• **ROWS**
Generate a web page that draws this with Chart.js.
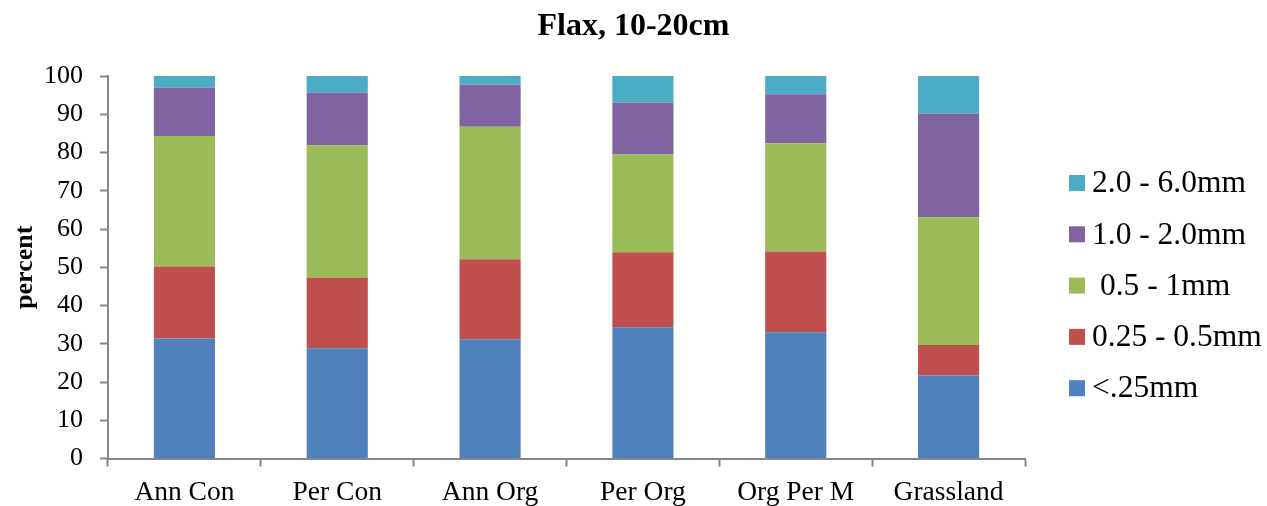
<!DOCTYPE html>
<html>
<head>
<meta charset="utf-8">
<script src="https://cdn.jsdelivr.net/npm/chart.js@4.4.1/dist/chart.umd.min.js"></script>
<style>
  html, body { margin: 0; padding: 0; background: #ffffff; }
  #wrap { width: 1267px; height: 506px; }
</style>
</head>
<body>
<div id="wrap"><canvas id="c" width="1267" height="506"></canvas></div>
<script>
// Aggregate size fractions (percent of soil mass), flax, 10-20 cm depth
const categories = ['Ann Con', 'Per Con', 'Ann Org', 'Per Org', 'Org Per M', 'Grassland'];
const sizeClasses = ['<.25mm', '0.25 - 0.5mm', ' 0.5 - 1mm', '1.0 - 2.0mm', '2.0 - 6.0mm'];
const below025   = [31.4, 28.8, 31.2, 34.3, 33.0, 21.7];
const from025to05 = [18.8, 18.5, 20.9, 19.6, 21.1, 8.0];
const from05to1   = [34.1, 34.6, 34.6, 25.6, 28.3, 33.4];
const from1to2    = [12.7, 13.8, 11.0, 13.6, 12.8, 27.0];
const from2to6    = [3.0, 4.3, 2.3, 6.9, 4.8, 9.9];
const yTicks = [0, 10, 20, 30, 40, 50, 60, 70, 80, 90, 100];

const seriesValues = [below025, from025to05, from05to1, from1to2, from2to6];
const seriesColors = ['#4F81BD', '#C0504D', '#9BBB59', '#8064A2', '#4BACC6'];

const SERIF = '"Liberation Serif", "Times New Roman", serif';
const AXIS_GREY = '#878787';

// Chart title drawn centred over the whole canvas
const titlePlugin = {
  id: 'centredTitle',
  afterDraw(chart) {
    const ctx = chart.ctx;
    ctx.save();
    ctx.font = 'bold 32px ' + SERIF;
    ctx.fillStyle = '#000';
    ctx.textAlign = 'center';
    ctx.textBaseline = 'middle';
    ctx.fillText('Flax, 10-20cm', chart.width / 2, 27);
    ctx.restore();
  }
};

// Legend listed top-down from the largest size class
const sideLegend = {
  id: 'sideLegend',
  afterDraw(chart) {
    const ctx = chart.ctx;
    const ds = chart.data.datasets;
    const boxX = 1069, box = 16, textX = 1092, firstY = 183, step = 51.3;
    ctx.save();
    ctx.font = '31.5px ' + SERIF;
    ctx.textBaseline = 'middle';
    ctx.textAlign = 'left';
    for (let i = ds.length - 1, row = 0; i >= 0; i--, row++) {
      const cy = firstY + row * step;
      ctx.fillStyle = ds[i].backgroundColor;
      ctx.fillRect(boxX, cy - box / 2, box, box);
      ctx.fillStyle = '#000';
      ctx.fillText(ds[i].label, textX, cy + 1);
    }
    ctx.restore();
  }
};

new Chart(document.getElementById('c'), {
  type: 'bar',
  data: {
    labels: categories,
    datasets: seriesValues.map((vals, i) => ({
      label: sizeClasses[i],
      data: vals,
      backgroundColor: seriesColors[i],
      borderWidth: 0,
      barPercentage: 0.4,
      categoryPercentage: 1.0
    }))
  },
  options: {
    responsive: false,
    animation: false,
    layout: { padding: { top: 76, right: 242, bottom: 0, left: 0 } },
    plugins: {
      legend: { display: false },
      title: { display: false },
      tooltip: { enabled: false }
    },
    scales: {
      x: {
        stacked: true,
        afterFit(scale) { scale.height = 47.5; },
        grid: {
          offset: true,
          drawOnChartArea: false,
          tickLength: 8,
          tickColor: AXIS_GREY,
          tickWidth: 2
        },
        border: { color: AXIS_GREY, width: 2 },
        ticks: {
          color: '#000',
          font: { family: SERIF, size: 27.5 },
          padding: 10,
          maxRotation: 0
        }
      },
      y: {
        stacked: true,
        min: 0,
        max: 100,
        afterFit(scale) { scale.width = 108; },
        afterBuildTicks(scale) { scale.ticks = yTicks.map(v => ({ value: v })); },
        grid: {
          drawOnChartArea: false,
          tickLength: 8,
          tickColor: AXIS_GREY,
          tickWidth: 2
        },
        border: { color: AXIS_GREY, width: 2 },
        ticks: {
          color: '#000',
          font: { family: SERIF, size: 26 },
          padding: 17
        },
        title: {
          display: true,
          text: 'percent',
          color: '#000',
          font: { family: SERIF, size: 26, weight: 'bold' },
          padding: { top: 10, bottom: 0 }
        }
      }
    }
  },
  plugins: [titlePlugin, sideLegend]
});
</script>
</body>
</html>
--
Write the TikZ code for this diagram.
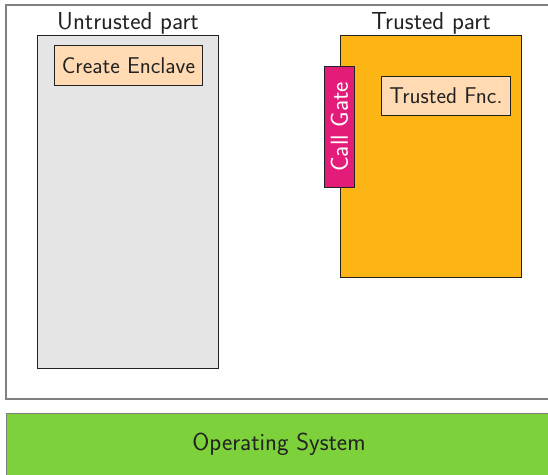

• **PROBLEM DESCRIPTION**
In the entries above, find each line with the word "this" and copy it.

• **SOLUTION TO THE PROBLEM**
Generate a web page that draws this with Chart.js.
Write the TikZ code for this diagram.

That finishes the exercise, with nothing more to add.